The Library of Congress has automated its metadata tagging but wants to reintroduce humans to the process to ensure a level of accuracy and ethics.
The Library of Congress, the biggest physical repository of information in the world, has been digitizing its resources, expanding its digital library and developing automation tools to manage its collection. As those tools bear fruit, Library officials now want to reintroduce humans to the process.
The Library’s Digital Innovation Labs Section “has undertaken a range of programs aimed at maximizing the use of digital collections and supporting emerging research methods,” including using machine learning and crowdsourcing prototypes, according to a solicitation posted Tuesday to beta.SAM.gov. “Now, the Library of Congress seeks to build on these initial experiments to further examine models that expand access to digital collections by combining digitally-enabled human participation with computational methods, otherwise known as human-in-the-loop approaches.”

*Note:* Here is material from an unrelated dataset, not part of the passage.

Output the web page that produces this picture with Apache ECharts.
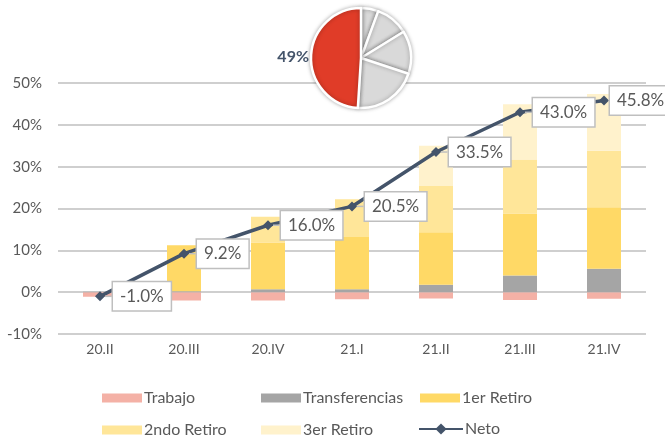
<!DOCTYPE html>
<html>
<head>
<meta charset="utf-8">
<script src="https://cdn.jsdelivr.net/npm/echarts@6/dist/echarts.min.js"></script>
<style>
  html, body { margin: 0; padding: 0; background: #ffffff; }
  #chart { width: 665px; height: 445px; }
</style>
</head>
<body>
<div id="chart"></div>
<script>
// Quarters shown on the category axis
var categories = ['20.II', '20.III', '20.IV', '21.I', '21.II', '21.III', '21.IV'];

// Stacked components (% contribution)
var trabajo        = [-1.1, -2.0, -2.0, -1.7, -1.5, -1.9, -1.6];
var transferencias = [0.1, 0.2, 0.7, 0.7, 1.8, 4.0, 5.6];
var retiro1        = [0.0, 11.0, 11.2, 12.5, 12.5, 14.8, 14.7];
var retiro2        = [0.0, 0.0, 6.1, 9.0, 11.1, 12.9, 13.5];
var retiro3        = [0.0, 0.0, 0.0, 0.0, 9.6, 13.2, 13.6];

// Net total
var neto = [-1.0, 9.2, 16.0, 20.5, 33.5, 43.0, 45.8];

// Y axis ticks
var yMin = -10, yMax = 50, yStep = 10;

// Small share pie (grey slices, highlighted slice last)
var pieValues = [5.6, 10.6, 13.9, 20.9, 49];
var pieHighlight = 49;

var TXT = '#595959';
var FONT = 'Lato';

var colors = {
  'Trabajo': '#F4B1A6',
  'Transferencias': '#A5A5A5',
  '1er Retiro': '#FFD966',
  '2ndo Retiro': '#FFE699',
  '3er Retiro': '#FFF2CC',
  'Neto': '#44546A'
};

function barSeries(name, data) {
  return {
    name: name,
    type: 'bar',
    stack: 'total',
    barWidth: 34,
    data: data,
    itemStyle: { color: colors[name] },
    emphasis: { disabled: true },
    z: 2
  };
}

function legendAt(name, left, top, isLine) {
  return {
    data: [name],
    left: left,
    top: top,
    itemWidth: isLine ? 44 : 40,
    itemHeight: isLine ? 14 : 9,
    itemGap: 0,
    icon: isLine ? undefined : 'rect',
    selectedMode: false,
    textStyle: { color: TXT, fontSize: 16, fontFamily: FONT, padding: [0, 0, 0, -3] }
  };
}

var pieData = pieValues.map(function (v, i) {
  var hi = (i === pieValues.length - 1);
  return {
    value: v,
    name: 'p' + i,
    itemStyle: { color: hi ? '#E03C28' : '#D9D9D9' },
    label: hi ? {
      show: true,
      position: 'outside',
      formatter: pieHighlight + '%',
      color: '#44546A',
      fontWeight: 'bold',
      fontSize: 16,
      fontFamily: FONT,
      distanceToLabelLine: 0
    } : { show: false },
    labelLine: { show: false, length: 2, length2: 0 }
  };
});

// Value boxes sit to the right of each point; the last one hugs its point
var lastIdx = neto.length - 1;

var chart = echarts.init(document.getElementById('chart'), null, { renderer: 'canvas' });

chart.setOption({
  animation: false,
  textStyle: { fontFamily: FONT },
  grid: { left: 58, right: 19, top: 83, bottom: 111, containLabel: false },
  legend: [
    legendAt('Trabajo', 97, 385, false),
    legendAt('Transferencias', 256, 385, false),
    legendAt('1er Retiro', 415, 385, false),
    legendAt('2ndo Retiro', 97, 417, false),
    legendAt('3er Retiro', 256, 417, false),
    legendAt('Neto', 413, 416, true)
  ],
  xAxis: {
    type: 'category',
    data: categories,
    axisLine: { show: false },
    axisTick: { show: false },
    axisLabel: { color: TXT, fontSize: 14, margin: 8, fontFamily: FONT }
  },
  yAxis: {
    type: 'value',
    min: yMin,
    max: yMax,
    interval: yStep,
    axisLine: { show: false },
    axisTick: { show: false },
    axisLabel: { color: TXT, fontSize: 15, margin: 16, fontFamily: FONT,
      formatter: function (v) { return v + '%'; } },
    splitLine: { lineStyle: { color: '#CFCFCF', width: 2 } }
  },
  series: [
    barSeries('Trabajo', trabajo),
    barSeries('Transferencias', transferencias),
    barSeries('1er Retiro', retiro1),
    barSeries('2ndo Retiro', retiro2),
    barSeries('3er Retiro', retiro3),
    {
      name: 'Neto',
      type: 'line',
      data: neto,
      z: 5,
      symbol: 'diamond',
      symbolSize: 10,
      lineStyle: { color: colors['Neto'], width: 3.5 },
      itemStyle: { color: colors['Neto'] },
      emphasis: { disabled: true },
      label: {
        show: true,
        position: 'inside',
        formatter: function (p) { return p.value.toFixed(1) + '%'; },
        color: TXT,
        fontSize: 17,
        fontFamily: FONT,
        backgroundColor: '#ffffff',
        borderColor: '#BFBFBF',
        borderWidth: 1.5,
        padding: [6, 7, 5, 7]
      },
      labelLine: { show: true, lineStyle: { color: '#BFBFBF', width: 1.5 } },
      labelLayout: function (p) {
        var gap = p.dataIndex === lastIdx ? 6 : 13;
        return {
          x: p.rect.x + p.rect.width / 2 + gap,
          y: p.rect.y + p.rect.height / 2,
          align: 'left',
          verticalAlign: 'middle'
        };
      }
    },
    {
      name: 'share',
      type: 'pie',
      center: [361, 58],
      radius: [0, 50],
      startAngle: 90,
      clockwise: true,
      z: 10,
      silent: true,
      avoidLabelOverlap: false,
      itemStyle: { borderColor: '#ffffff', borderWidth: 2.5,
        shadowBlur: 4, shadowColor: 'rgba(0,0,0,0.3)' },
      data: pieData
    }
  ]
});
</script>
</body>
</html>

As the Library’s digital collection expands, it needs help properly tagging and verifying the metadata attached to the content. Machine learning tools have been plugging along at this task through the pilot programs, but Library officials want humans to help verify the work is being done correctly, as well as ethically.
Through the contract, the Library wants to procure “at least two experimental prototypes” using human-in-the-loop workflows to “model, test, and evaluate different ethical approaches to applying crowdsourcing and machine learning methods to Library digital collections that enhance collection usability, utility, discoverability and user engagement.”
Per the solicitation, at least one of the two prototypes will focus on improving metadata through crowdsourcing methods. As users “add feedback on the accuracy of the derived metadata,” those results will in turn be funneled back into the automation tools “to serve as training data for a machine learning algorithm that shall be applied to Library digital collections to create enhanced metadata.”
Library officials stressed the need to incorporate user-centered design in the process or risk alienating the volunteers and researchers contributing to the project. The solicitation pushes this concept beyond basic interface design and requires the contractors to consider “user motivations and needs in the workflow.”
“Workflows shall be adaptive to different use cases and user profiles, to ultimately facilitate meaningful and productive user interactions with the Library’s digital collections,” according to the statement of work.
Bids are due by noon August 5. The contract will run from September 1 through June 30, 2021.